◆ Material provided:

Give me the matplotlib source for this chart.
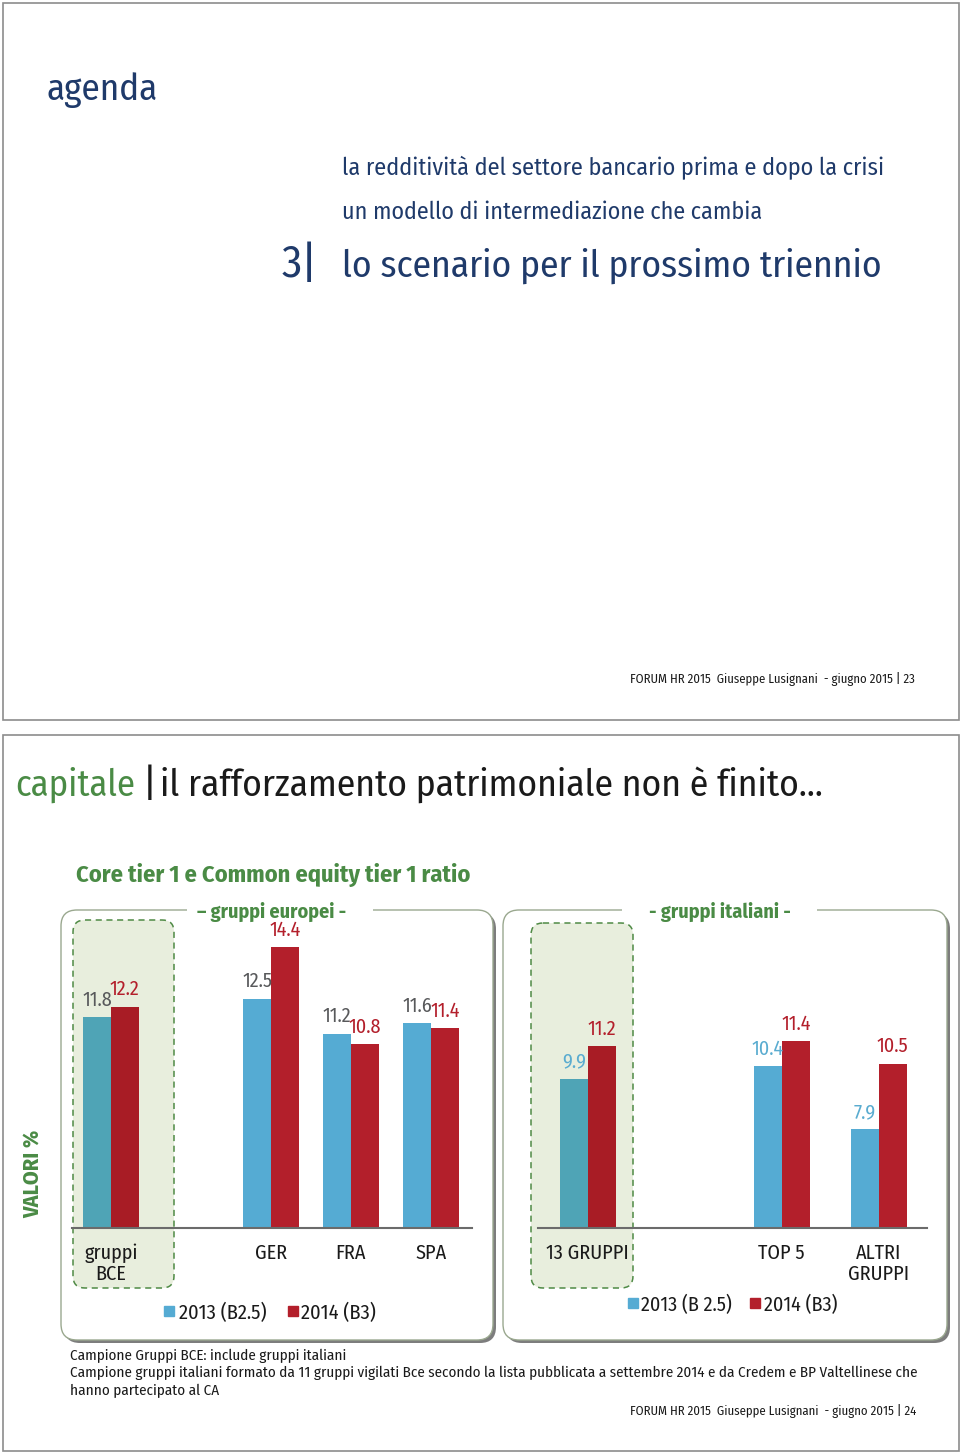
import matplotlib
matplotlib.use("Agg")
import matplotlib.pyplot as plt
from matplotlib import font_manager
from matplotlib.patches import FancyBboxPatch, Rectangle

# --- data ---
eu_groups = ["gruppi\nBCE", "GER", "FRA", "SPA"]
eu_2013 = [11.8, 12.5, 11.2, 11.6]
eu_2014 = [12.2, 14.4, 10.8, 11.4]

it_groups = ["13 GRUPPI", "TOP 5", "ALTRI\nGRUPPI"]
it_2013 = [9.9, 10.4, 7.9]
it_2014 = [11.2, 11.4, 10.5]

agenda_items = ["la redditività del settore bancario prima e dopo la crisi",
                "un modello di intermediazione che cambia"]
footnotes = ["Campione Gruppi BCE: include gruppi italiani",
             "Campione gruppi italiani formato da 11 gruppi vigilati Bce secondo la lista pubblicata a settembre 2014 e da Credem e BP Valtellinese che",
             "hanno partecipato al CA"]

# --- font: narrow sans if there is one ---
available = {f.name for f in font_manager.fontManager.ttflist}
FONT = "DejaVu Sans"
for cand in ["Fira Sans Condensed", "Roboto Condensed", "PT Sans Narrow", "Liberation Sans Narrow", "Roboto"]:
    if cand in available:
        FONT = cand
        break

NAVY = "#1f3a6a"
GREEN = "#4a8b45"
BLUE = "#55abd3"
TEAL = "#4fa4b6"
RED = "#b31f2b"
DRED = "#a81c25"
GREY_TXT = "#58595b"

fig = plt.figure(figsize=(9.6, 14.55), dpi=100)
bg = fig.add_axes([0, 0, 1, 1])
bg.set_xlim(0, 960)
bg.set_ylim(1455, 0)
bg.axis("off")
renderer = fig.canvas.get_renderer()


def fit(t, width):
    w = t.get_window_extent(renderer).width
    t.set_fontsize(t.get_fontsize() * width / w)


def txt(x, y, s, size, color="#1a1a1a", weight="normal", ha="left", va="baseline", width=None, **kw):
    t = bg.text(x, y, s, fontsize=size, color=color, fontweight=weight, ha=ha, va=va,
                family=FONT, **kw)
    if width:
        fit(t, width)
    return t


def rbox(x0, y0, x1, y1, r, **kw):
    p = FancyBboxPatch((x0, y0), x1 - x0, y1 - y0,
                       boxstyle=f"round,pad=0,rounding_size={r}", **kw)
    bg.add_patch(p)
    return p


# slide frames
bg.add_patch(Rectangle((3, 3), 956, 717, fill=False, ec="#8c8c8c", lw=1.2))
bg.add_patch(Rectangle((3, 735), 956, 716, fill=False, ec="#8c8c8c", lw=1.2))

# ---- slide 23: agenda ----
txt(47, 100, "agenda", 27, NAVY, width=111)
txt(342, 175, agenda_items[0], 16, NAVY, width=543)
txt(342, 219, agenda_items[1], 16, NAVY, width=420)
txt(282, 277, "3|", 28, NAVY, width=36)
txt(342, 277, "lo scenario per il prossimo triennio", 28, NAVY, width=541)
txt(915, 683, "FORUM HR 2015  Giuseppe Lusignani  - giugno 2015 | 23", 9, "#1a1a1a",
    ha="right", width=285)

# ---- slide 24 ----
txt(15, 796, "capitale", 28, GREEN, width=120)
txt(143, 796, "|", 28, "#1a1a1a")
txt(160, 796, "il rafforzamento patrimoniale non è finito…", 28, "#1a1a1a", width=664)
txt(76, 882, "Core tier 1 e Common equity tier 1 ratio", 16, GREEN, weight="bold", width=394)
vt = bg.text(33, 1174, "VALORI %", fontsize=17, color=GREEN, fontweight="bold", family=FONT,
             rotation=90, ha="center", va="center")
vt.set_fontsize(17 * 88 / vt.get_window_extent(renderer).height)

# panels with shadow
for x0, x1 in [(61, 493), (503, 947)]:
    rbox(x0 + 3, 913, x1 + 3, 1343, 16, fc="#7d7d7d", ec="none", zorder=0.5)
    rbox(x0, 910, x1, 1340, 16, fc="white", ec="#9aa88f", lw=1, zorder=0.6)

# dashed highlight boxes
for x0, y0, x1 in [(73, 920, 174), (531, 923, 633)]:
    rbox(x0, y0, x1, 1288, 12, fc="#e8eedd", ec="#4f8a45", lw=1.1,
         ls=(0, (4, 3)), zorder=0.7)

# panel titles breaking the top border
bg.add_patch(Rectangle((187, 903), 186, 14, fc="white", ec="none", zorder=0.8))
bg.add_patch(Rectangle((622, 903), 195, 14, fc="white", ec="none", zorder=0.8))
txt(272, 918, "– gruppi europei -", 14, GREEN, weight="bold", ha="center", width=149, zorder=0.9)
txt(720, 918, "- gruppi italiani -", 14, GREEN, weight="bold", ha="center", width=141, zorder=0.9)


def bar_axes(x0, y0, x1, y1):
    return fig.add_axes([x0 / 960, 1 - y1 / 1455, (x1 - x0) / 960, (y1 - y0) / 1455])


def draw_panel(ax, pos, groups, v13, v14, w, lab13_color):
    c13 = [TEAL] + [BLUE] * (len(pos) - 1)
    c14 = [DRED] + [RED] * (len(pos) - 1)
    ax.bar([p - w / 2 for p in pos], v13, width=w, color=c13, zorder=2)
    ax.bar([p + w / 2 for p in pos], v14, width=w, color=c14, zorder=2)
    for p, a, b in zip(pos, v13, v14):
        ax.annotate(f"{a}", (p - w / 2, a), xytext=(0, 8), textcoords="offset points",
                    ha="center", va="baseline", fontsize=14.5, color=lab13_color, family=FONT)
        ax.annotate(f"{b}", (p + w / 2, b), xytext=(0, 8), textcoords="offset points",
                    ha="center", va="baseline", fontsize=14.5, color=RED, family=FONT)
    ax.set_xticks(pos, groups, fontsize=14.5, family=FONT, color="#1a1a1a", linespacing=1.08)
    ax.tick_params(axis="x", length=0, pad=11)
    ax.set_yticks([])
    for s in ["top", "left", "right"]:
        ax.spines[s].set_visible(False)
    ax.spines["bottom"].set_color("#6b6b6b")
    ax.spines["bottom"].set_linewidth(1.5)
    ax.patch.set_alpha(0)


ax1 = bar_axes(71.7, 930, 471.7, 1228)
ax1.set_xlim(-0.49, 4.51)
ax1.set_ylim(4, 4 + 298 / 27)
draw_panel(ax1, [0, 2, 3, 4], eu_groups, eu_2013, eu_2014, 0.345, GREY_TXT)

ax2 = bar_axes(538.3, 930, 927.3, 1228)
ax2.set_xlim(-0.51, 3.5)
ax2.set_ylim(4, 4 + 298 / 25.3)
draw_panel(ax2, [0, 2, 3], it_groups, it_2013, it_2014, 0.287, "#5aacd0")

# legends
for (sq1, t13, w13, sq2, t14, y, lab13) in [(164, 179, 88, 288, 301, 1311, "2013 (B2.5)"),
                                            (628, 641, 91, 750, 764, 1303, "2013 (B 2.5)")]:
    bg.add_patch(Rectangle((sq1, y - 5), 10, 10, color=BLUE, zorder=1))
    bg.add_patch(Rectangle((sq2, y - 5), 10, 10, color=RED, zorder=1))
    lt = txt(t13, y, lab13, 15, "#1a1a1a", va="center_baseline", zorder=1, width=w13)
    txt(t14, y, "2014 (B3)", lt.get_fontsize(), "#1a1a1a", va="center_baseline", zorder=1)

# footnotes
fn = txt(70, 1377, footnotes[1], 10, "#1a1a1a", width=845)
fs = fn.get_fontsize()
txt(70, 1360, footnotes[0], fs, "#1a1a1a")
txt(70, 1395, footnotes[2], fs, "#1a1a1a")
txt(916, 1415, "FORUM HR 2015  Giuseppe Lusignani  - giugno 2015 | 24", 9, "#1a1a1a",
    ha="right", width=286)

fig.savefig("out.png", dpi=100)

◆ Exercise goal: Quote, please, every line of the material above from its start through the line that has "eu_2014 = [12.2, 14.4, 10.8, 11.4]", reproducing the words exactly and dropping any images.

◆ Output:
Give me the matplotlib source for this chart.
import matplotlib
matplotlib.use("Agg")
import matplotlib.pyplot as plt
from matplotlib import font_manager
from matplotlib.patches import FancyBboxPatch, Rectangle

# --- data ---
eu_groups = ["gruppi\nBCE", "GER", "FRA", "SPA"]
eu_2013 = [11.8, 12.5, 11.2, 11.6]
eu_2014 = [12.2, 14.4, 10.8, 11.4]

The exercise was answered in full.